-- Start Extracted records --
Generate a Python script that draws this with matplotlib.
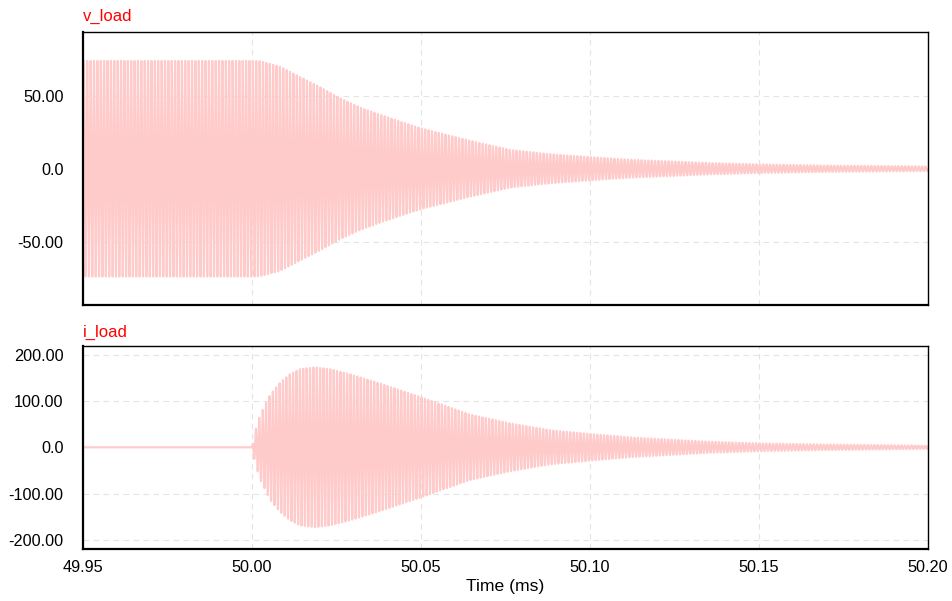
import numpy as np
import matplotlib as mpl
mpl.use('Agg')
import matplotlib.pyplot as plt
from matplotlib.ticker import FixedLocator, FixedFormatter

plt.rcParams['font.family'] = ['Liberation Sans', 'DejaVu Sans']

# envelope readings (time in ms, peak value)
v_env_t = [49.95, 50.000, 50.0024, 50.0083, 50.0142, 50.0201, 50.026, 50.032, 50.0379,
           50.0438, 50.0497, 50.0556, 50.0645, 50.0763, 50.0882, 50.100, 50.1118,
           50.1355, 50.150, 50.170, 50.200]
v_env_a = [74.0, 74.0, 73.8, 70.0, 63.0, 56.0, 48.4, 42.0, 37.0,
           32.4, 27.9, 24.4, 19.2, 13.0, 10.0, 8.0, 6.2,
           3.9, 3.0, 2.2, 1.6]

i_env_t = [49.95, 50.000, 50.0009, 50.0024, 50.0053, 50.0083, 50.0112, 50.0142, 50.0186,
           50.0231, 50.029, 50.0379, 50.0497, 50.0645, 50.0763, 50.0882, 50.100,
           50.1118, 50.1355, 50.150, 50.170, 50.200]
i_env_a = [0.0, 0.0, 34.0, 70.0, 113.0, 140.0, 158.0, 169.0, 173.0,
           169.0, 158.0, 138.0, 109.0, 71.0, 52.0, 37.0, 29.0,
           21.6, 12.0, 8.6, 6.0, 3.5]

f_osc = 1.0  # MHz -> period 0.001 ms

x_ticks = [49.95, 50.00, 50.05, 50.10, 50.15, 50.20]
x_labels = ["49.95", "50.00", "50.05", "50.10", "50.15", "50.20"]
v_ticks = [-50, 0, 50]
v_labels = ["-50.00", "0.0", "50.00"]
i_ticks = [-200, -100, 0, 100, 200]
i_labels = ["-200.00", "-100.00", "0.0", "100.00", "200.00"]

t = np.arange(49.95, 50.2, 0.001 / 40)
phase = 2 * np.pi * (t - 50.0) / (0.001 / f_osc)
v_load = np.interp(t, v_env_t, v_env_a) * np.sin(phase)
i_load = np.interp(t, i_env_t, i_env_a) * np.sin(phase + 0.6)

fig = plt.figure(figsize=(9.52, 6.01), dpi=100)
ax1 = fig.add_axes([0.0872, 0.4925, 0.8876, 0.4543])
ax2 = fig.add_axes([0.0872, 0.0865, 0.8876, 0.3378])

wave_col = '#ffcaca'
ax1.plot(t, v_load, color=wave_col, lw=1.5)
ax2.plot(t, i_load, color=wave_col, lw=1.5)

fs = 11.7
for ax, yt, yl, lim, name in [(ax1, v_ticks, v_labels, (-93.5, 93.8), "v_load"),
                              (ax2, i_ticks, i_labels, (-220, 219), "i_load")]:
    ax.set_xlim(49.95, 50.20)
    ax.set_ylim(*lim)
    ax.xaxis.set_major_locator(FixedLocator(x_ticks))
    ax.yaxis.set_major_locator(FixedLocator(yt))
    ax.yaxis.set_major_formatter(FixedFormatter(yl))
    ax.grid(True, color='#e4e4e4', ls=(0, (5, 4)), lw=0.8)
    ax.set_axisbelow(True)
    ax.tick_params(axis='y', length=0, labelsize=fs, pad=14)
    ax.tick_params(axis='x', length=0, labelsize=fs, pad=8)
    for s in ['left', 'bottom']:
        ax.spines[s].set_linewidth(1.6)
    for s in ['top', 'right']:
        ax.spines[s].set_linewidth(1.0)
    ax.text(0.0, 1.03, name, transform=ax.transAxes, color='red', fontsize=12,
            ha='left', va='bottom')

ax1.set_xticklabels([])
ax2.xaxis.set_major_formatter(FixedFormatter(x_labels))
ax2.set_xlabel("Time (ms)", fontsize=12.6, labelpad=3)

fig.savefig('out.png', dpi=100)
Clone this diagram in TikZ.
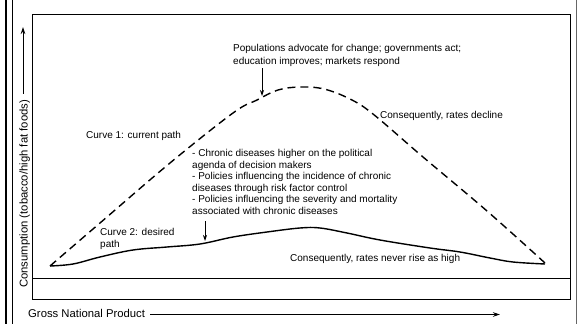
-- End Extracted records --
*What this task involves:*
Copy the whole listing above word for word but do not carry over the pictures.

*Output:*
Generate a Python script that draws this with matplotlib.
import numpy as np
import matplotlib as mpl
mpl.use('Agg')
import matplotlib.pyplot as plt
from matplotlib.ticker import FixedLocator, FixedFormatter

plt.rcParams['font.family'] = ['Liberation Sans', 'DejaVu Sans']

# envelope readings (time in ms, peak value)
v_env_t = [49.95, 50.000, 50.0024, 50.0083, 50.0142, 50.0201, 50.026, 50.032, 50.0379,
           50.0438, 50.0497, 50.0556, 50.0645, 50.0763, 50.0882, 50.100, 50.1118,
           50.1355, 50.150, 50.170, 50.200]
v_env_a = [74.0, 74.0, 73.8, 70.0, 63.0, 56.0, 48.4, 42.0, 37.0,
           32.4, 27.9, 24.4, 19.2, 13.0, 10.0, 8.0, 6.2,
           3.9, 3.0, 2.2, 1.6]

i_env_t = [49.95, 50.000, 50.0009, 50.0024, 50.0053, 50.0083, 50.0112, 50.0142, 50.0186,
           50.0231, 50.029, 50.0379, 50.0497, 50.0645, 50.0763, 50.0882, 50.100,
           50.1118, 50.1355, 50.150, 50.170, 50.200]
i_env_a = [0.0, 0.0, 34.0, 70.0, 113.0, 140.0, 158.0, 169.0, 173.0,
           169.0, 158.0, 138.0, 109.0, 71.0, 52.0, 37.0, 29.0,
           21.6, 12.0, 8.6, 6.0, 3.5]

f_osc = 1.0  # MHz -> period 0.001 ms

x_ticks = [49.95, 50.00, 50.05, 50.10, 50.15, 50.20]
x_labels = ["49.95", "50.00", "50.05", "50.10", "50.15", "50.20"]
v_ticks = [-50, 0, 50]
v_labels = ["-50.00", "0.0", "50.00"]
i_ticks = [-200, -100, 0, 100, 200]
i_labels = ["-200.00", "-100.00", "0.0", "100.00", "200.00"]

t = np.arange(49.95, 50.2, 0.001 / 40)
phase = 2 * np.pi * (t - 50.0) / (0.001 / f_osc)
v_load = np.interp(t, v_env_t, v_env_a) * np.sin(phase)
i_load = np.interp(t, i_env_t, i_env_a) * np.sin(phase + 0.6)

fig = plt.figure(figsize=(9.52, 6.01), dpi=100)
ax1 = fig.add_axes([0.0872, 0.4925, 0.8876, 0.4543])
ax2 = fig.add_axes([0.0872, 0.0865, 0.8876, 0.3378])

wave_col = '#ffcaca'
ax1.plot(t, v_load, color=wave_col, lw=1.5)
ax2.plot(t, i_load, color=wave_col, lw=1.5)

fs = 11.7
for ax, yt, yl, lim, name in [(ax1, v_ticks, v_labels, (-93.5, 93.8), "v_load"),
                              (ax2, i_ticks, i_labels, (-220, 219), "i_load")]:
    ax.set_xlim(49.95, 50.20)
    ax.set_ylim(*lim)
    ax.xaxis.set_major_locator(FixedLocator(x_ticks))
    ax.yaxis.set_major_locator(FixedLocator(yt))
    ax.yaxis.set_major_formatter(FixedFormatter(yl))
    ax.grid(True, color='#e4e4e4', ls=(0, (5, 4)), lw=0.8)
    ax.set_axisbelow(True)
    ax.tick_params(axis='y', length=0, labelsize=fs, pad=14)
    ax.tick_params(axis='x', length=0, labelsize=fs, pad=8)
    for s in ['left', 'bottom']:
        ax.spines[s].set_linewidth(1.6)
    for s in ['top', 'right']:
        ax.spines[s].set_linewidth(1.0)
    ax.text(0.0, 1.03, name, transform=ax.transAxes, color='red', fontsize=12,
            ha='left', va='bottom')

ax1.set_xticklabels([])
ax2.xaxis.set_major_formatter(FixedFormatter(x_labels))
ax2.set_xlabel("Time (ms)", fontsize=12.6, labelpad=3)

fig.savefig('out.png', dpi=100)
Clone this diagram in TikZ.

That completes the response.